John Paul II quoted passages like these from Rerum Novarum, and added an insight all his own: “the fundamental error of socialism is anthropological in nature. Socialism considers the individual person simply as an element, a molecule within the social organism, so that the good of the individual is completely subordinated to the functioning of the socio-economic mechanism. Socialism likewise maintains that the good of the individual can be realized without reference to his free choice, to the unique and exclusive responsibility which he exercises in the face of good or evil.”
Leo and JPII were also critical, though not systemically, of “liberalism” and “capitalism,” particularly if they ignore moral and spiritual values.

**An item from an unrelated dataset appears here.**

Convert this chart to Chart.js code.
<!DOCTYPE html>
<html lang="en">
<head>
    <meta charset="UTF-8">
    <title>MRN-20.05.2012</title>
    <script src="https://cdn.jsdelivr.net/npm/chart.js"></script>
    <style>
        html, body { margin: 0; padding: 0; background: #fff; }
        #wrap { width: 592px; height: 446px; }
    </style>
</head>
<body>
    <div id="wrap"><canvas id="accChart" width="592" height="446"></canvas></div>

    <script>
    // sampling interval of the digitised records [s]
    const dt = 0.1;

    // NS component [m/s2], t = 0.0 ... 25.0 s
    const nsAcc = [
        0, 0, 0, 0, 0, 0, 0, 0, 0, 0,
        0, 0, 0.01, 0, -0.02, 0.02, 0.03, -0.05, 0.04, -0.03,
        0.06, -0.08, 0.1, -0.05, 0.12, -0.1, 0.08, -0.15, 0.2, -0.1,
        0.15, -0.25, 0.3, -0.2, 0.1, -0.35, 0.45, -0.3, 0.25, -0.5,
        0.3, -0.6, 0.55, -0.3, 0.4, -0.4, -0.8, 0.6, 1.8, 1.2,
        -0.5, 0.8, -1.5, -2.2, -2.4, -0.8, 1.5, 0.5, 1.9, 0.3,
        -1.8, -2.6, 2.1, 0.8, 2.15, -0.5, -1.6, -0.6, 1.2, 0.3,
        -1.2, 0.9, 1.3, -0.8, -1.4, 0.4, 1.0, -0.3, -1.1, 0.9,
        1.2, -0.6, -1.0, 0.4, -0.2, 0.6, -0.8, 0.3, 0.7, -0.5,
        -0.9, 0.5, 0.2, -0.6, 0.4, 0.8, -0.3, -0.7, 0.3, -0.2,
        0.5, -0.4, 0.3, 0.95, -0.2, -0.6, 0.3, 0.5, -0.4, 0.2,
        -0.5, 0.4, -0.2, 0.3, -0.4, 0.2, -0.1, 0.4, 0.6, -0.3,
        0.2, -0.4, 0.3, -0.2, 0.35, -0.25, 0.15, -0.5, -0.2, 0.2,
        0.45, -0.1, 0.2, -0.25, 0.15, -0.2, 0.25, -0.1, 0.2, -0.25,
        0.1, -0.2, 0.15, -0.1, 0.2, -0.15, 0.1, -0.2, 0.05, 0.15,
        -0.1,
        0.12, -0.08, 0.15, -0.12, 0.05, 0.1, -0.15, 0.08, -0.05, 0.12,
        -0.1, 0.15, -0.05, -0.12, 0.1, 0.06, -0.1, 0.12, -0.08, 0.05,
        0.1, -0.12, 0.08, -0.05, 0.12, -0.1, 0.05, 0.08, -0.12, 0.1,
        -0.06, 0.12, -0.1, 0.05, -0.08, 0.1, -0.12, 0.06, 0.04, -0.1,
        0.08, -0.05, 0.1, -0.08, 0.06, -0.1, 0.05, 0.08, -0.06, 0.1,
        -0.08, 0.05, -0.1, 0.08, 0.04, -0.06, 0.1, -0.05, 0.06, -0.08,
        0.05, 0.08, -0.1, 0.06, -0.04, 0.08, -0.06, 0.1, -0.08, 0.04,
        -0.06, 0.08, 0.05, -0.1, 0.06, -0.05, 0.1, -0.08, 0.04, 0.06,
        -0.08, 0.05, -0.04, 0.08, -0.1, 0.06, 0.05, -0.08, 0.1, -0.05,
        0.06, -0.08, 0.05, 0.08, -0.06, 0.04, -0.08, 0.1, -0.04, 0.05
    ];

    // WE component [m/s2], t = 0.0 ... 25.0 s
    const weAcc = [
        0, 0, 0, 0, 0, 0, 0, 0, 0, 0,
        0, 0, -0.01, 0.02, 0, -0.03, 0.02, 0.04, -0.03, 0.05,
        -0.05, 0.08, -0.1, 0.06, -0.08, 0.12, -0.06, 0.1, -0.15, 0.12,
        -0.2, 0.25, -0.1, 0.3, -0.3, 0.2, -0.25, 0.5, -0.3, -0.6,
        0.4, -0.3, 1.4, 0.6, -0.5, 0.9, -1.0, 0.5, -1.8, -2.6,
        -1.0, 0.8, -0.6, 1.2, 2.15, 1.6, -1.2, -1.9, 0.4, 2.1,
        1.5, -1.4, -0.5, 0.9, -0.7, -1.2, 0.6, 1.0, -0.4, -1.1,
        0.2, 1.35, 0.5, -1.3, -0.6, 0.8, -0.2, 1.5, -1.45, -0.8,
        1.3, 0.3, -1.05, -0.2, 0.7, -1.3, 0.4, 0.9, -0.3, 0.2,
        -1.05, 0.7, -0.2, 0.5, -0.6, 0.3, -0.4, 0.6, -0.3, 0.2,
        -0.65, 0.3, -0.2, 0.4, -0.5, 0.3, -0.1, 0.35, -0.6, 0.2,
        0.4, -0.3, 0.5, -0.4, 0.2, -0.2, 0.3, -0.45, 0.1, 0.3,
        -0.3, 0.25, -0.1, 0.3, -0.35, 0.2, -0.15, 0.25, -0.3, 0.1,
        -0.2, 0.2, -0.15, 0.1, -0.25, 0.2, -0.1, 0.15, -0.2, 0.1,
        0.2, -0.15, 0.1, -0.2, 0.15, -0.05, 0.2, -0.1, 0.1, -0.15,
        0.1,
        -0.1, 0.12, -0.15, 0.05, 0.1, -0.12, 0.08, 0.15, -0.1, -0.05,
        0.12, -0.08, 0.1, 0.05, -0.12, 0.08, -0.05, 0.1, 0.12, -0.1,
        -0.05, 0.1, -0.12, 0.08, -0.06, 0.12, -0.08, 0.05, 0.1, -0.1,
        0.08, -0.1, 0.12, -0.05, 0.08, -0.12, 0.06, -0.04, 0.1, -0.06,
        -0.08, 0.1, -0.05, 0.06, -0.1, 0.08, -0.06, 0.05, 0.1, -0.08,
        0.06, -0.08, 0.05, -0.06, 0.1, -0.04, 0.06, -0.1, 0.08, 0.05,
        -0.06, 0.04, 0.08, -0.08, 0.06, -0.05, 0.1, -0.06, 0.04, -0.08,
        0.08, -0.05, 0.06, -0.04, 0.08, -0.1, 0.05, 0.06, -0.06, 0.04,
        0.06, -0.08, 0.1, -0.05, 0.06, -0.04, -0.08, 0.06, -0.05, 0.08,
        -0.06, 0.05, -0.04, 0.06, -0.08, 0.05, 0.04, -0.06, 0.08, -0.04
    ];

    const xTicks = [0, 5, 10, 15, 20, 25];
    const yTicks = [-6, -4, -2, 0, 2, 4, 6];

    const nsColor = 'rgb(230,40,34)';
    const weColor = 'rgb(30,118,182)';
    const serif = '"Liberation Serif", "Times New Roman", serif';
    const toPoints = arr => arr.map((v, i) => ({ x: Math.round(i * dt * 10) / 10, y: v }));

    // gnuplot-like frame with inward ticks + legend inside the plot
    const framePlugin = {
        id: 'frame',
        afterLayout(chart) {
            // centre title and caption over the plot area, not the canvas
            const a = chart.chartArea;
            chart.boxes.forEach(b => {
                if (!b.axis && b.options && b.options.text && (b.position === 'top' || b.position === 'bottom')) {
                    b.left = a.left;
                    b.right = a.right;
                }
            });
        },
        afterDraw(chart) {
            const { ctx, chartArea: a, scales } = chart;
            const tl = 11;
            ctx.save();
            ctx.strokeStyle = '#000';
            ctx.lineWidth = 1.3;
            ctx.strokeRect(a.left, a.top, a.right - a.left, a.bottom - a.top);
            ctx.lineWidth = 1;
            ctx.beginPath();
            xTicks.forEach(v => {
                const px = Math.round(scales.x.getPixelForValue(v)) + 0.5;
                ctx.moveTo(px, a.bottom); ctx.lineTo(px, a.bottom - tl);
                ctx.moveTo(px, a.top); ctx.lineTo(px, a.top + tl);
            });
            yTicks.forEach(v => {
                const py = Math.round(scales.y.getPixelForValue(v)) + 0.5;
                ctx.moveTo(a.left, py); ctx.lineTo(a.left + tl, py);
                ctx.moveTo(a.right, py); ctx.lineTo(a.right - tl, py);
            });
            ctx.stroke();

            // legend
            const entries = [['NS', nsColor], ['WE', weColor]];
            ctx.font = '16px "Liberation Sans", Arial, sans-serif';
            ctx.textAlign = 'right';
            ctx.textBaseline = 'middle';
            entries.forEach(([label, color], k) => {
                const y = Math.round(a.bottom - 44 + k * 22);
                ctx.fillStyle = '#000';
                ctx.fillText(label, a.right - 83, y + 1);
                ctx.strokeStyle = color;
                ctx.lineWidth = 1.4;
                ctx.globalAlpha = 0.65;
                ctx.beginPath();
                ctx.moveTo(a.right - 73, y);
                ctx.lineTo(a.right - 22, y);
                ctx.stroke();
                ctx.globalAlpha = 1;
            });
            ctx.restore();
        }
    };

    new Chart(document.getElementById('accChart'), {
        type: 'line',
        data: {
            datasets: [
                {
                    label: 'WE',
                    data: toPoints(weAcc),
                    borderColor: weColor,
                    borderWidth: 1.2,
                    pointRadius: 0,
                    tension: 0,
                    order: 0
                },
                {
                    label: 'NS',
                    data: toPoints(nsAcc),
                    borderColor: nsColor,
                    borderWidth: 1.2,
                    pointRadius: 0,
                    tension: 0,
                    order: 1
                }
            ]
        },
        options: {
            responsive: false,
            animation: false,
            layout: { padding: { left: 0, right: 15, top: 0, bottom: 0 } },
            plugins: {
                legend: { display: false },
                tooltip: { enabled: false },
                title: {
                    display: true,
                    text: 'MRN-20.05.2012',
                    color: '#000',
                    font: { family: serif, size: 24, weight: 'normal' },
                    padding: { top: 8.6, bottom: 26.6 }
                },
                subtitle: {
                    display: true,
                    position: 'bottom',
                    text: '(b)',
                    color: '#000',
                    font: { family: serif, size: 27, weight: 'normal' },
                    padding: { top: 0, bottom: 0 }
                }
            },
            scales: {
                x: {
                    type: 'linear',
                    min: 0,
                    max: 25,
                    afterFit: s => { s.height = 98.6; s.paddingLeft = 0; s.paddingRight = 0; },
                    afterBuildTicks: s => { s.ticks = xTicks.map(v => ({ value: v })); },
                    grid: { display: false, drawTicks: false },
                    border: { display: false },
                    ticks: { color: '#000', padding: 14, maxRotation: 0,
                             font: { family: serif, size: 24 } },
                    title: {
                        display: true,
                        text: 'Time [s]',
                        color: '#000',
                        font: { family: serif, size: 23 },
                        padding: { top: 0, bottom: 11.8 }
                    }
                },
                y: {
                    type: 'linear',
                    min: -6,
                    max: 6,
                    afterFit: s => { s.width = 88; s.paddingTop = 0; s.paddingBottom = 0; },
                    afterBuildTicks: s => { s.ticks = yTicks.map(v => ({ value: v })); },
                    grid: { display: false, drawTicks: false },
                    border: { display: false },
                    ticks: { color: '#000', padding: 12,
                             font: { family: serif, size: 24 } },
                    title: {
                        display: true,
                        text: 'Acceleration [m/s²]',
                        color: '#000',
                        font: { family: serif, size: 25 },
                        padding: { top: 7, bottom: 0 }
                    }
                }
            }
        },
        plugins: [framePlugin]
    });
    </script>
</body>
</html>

Some of the academics speaking at this weekend’s conference – Rocco Buttiglione (a close collaborator of Wojtyla’s) and Russell Hittinger in particular – are faithful interpreters of JPII’s vision.
But the world doesn’t much notice academics. It takes cues from leaders and celebrities. The conference program talks a great deal about a “changed world” since 1991, and seems to forget both Catholic tradition and recent history. What many will take away from this event is that American socialists – North and South – have been asked to rethink the Church’s social witness and practical success against an evil system that killed 100 million people, and counting.
And that their vision of politics, economics, as well as environment and development, are the blueprint for the Catholic Church and the world in the twenty-first century.